WRITTEN EXERCISE
Extract each line containing the string "with".

DATA SHOWN
============================================================
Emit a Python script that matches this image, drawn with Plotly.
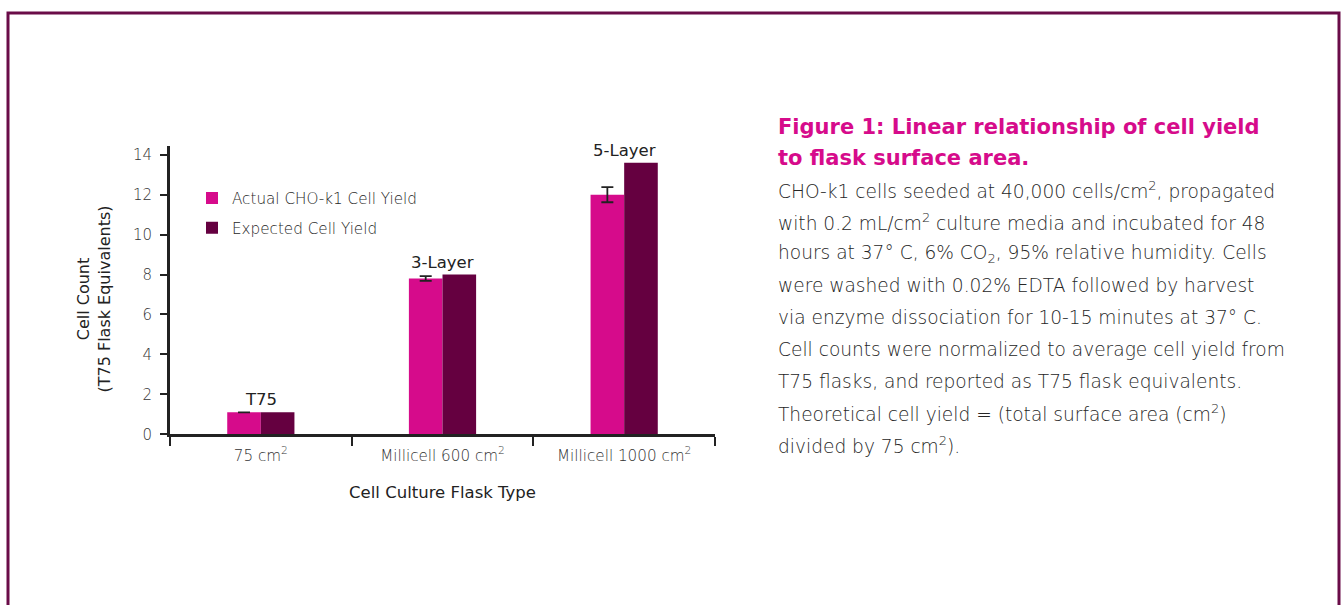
import plotly.graph_objects as go

# ---------------- data ----------------
categories = ["75 cm<sup>2</sup>", "Millicell 600 cm<sup>2</sup>", "Millicell 1000 cm<sup>2</sup>"]
actual_yield = [1.1, 7.8, 12.0]
actual_err = [None, 0.12, 0.38]
expected_yield = [1.1, 8.0, 13.6]
group_labels = ["T75", "3-Layer", "5-Layer"]
y_ticks = [0, 2, 4, 6, 8, 10, 12, 14]
y_title = "Cell Count<br>(T75 Flask Equivalents)"
x_title = "Cell Culture Flask Type"

caption_title = ["Figure 1: Linear relationship of cell yield", "to flask surface area."]
caption_body = [
    "CHO-k1 cells seeded at 40,000 cells/cm<sup>2</sup>, propagated",
    "with 0.2 mL/cm<sup>2</sup> culture media and incubated for 48",
    "hours at 37° C, 6% CO<sub>2</sub>, 95% relative humidity. Cells",
    "were washed with 0.02% EDTA followed by harvest",
    "via enzyme dissociation for 10-15 minutes at 37° C.",
    "Cell counts were normalized to average cell yield from",
    "T75 flasks, and reported as T75 flask equivalents.",
    "Theoretical cell yield = (total surface area (cm<sup>2</sup>)",
    "divided by 75 cm<sup>2</sup>).",
]

# ---------------- style ----------------
W, H = 1344, 605          # target picture size
HL = 613                  # layout height (viewport is photographed at 605)
PINK = "#d60b8b"
MAROON = "#650040"
BORDER = "#6a0c48"
AXIS = "#222222"
FONT = "DejaVu Sans"

def px_x(p):
    return p / W

def px_y(p):
    return 1 - p / H

fig = go.Figure()
fig.add_trace(go.Bar(
    name="Actual CHO-k1 Cell Yield", x=categories, y=actual_yield,
    legendgroup="actual",
    marker=dict(color=PINK, line=dict(width=0)),
    error_y=dict(type="data", array=actual_err, visible=True, color=AXIS, thickness=1.8, width=6),
))
fig.add_trace(go.Bar(
    name="Expected Cell Yield", x=categories, y=expected_yield,
    legendgroup="expected",
    marker=dict(color=MAROON, line=dict(width=0)),
))

annotations = []
for cat, a, e, lab in zip(categories, actual_yield, expected_yield, group_labels):
    top = max(a, e)
    annotations.append(dict(
        x=cat, y=top, xref="x", yref="y", text=lab, showarrow=False,
        yanchor="bottom", yshift=1,
        font=dict(family=FONT, size=16.5, color=AXIS),
    ))

# y-axis title
annotations.append(dict(
    x=px_x(94), y=px_y(300), xref="paper", yref="paper", text=y_title,
    textangle=-90, showarrow=False, xanchor="center", yanchor="middle",
    font=dict(family=FONT, size=16, color=AXIS),
))

for i, line in enumerate(caption_title):
    annotations.append(dict(
        x=px_x(776), y=px_y(127 + 31 * i), xref="paper", yref="paper",
        xanchor="left", yanchor="middle", align="left", showarrow=False,
        text=line, font=dict(family=FONT, size=21, color=PINK, weight=800),
    ))
for i, line in enumerate(caption_body):
    annotations.append(dict(
        x=px_x(776), y=px_y(190 + 32 * i), xref="paper", yref="paper",
        xanchor="left", yanchor="middle", align="left", showarrow=False,
        text=line, font=dict(family=FONT, size=18.6, color="#262626", weight=200),
    ))

fig.update_layout(
    width=W, height=HL,
    margin=dict(l=0, r=0, t=0, b=0),
    paper_bgcolor="white", plot_bgcolor="white",
    barmode="group", bargap=0.63, bargroupgap=0,
    showlegend=True,
    legend=dict(
        x=px_x(192), y=px_y(182), xanchor="left", yanchor="top",
        traceorder="grouped", tracegroupgap=7,
        bgcolor="rgba(0,0,0,0)", itemwidth=30,
        font=dict(family=FONT, size=15.2, color="#262626", weight=200),
    ),
    xaxis=dict(
        domain=[px_x(170), px_x(715)],
        type="category", range=[-0.5, 2.5],
        showline=True, linecolor=AXIS, linewidth=3,
        ticks="outside", tickson="boundaries", ticklen=9, tickwidth=2, tickcolor=AXIS,
        ticklabelstandoff=5,
        showgrid=False, zeroline=False,
        tickfont=dict(family=FONT, size=15.2, color="#333333", weight=200),
        title=dict(text=x_title, standoff=23,
                   font=dict(family=FONT, size=16.5, color=AXIS)),
    ),
    yaxis=dict(
        domain=[px_y(435), px_y(146)],
        range=[0, 14.45], tickvals=y_ticks,
        showline=True, linecolor=AXIS, linewidth=3,
        ticks="outside", ticklen=7, tickwidth=2, tickcolor=AXIS,
        ticklabelstandoff=5,
        showgrid=False, zeroline=False,
        tickfont=dict(family=FONT, size=15, color="#333333", weight=200),
    ),
    annotations=annotations,
    shapes=[dict(
        type="rect", xref="paper", yref="paper",
        x0=px_x(8), x1=px_x(1339), y0=px_y(640), y1=px_y(13),
        line=dict(color=BORDER, width=3), fillcolor="rgba(0,0,0,0)", layer="above",
    )],
)

fig.write_html(
    "out.html",
    config={"displayModeBar": False},
    post_script=(
        "document.body.style.margin='0px';"
        "document.body.style.overflow='hidden';"
        "document.documentElement.style.overflow='hidden';"
    ),
)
============================================================
RESULT
Emit a Python script that matches this image, drawn with Plotly.
    "with 0.2 mL/cm<sup>2</sup> culture media and incubated for 48",
    "were washed with 0.02% EDTA followed by harvest",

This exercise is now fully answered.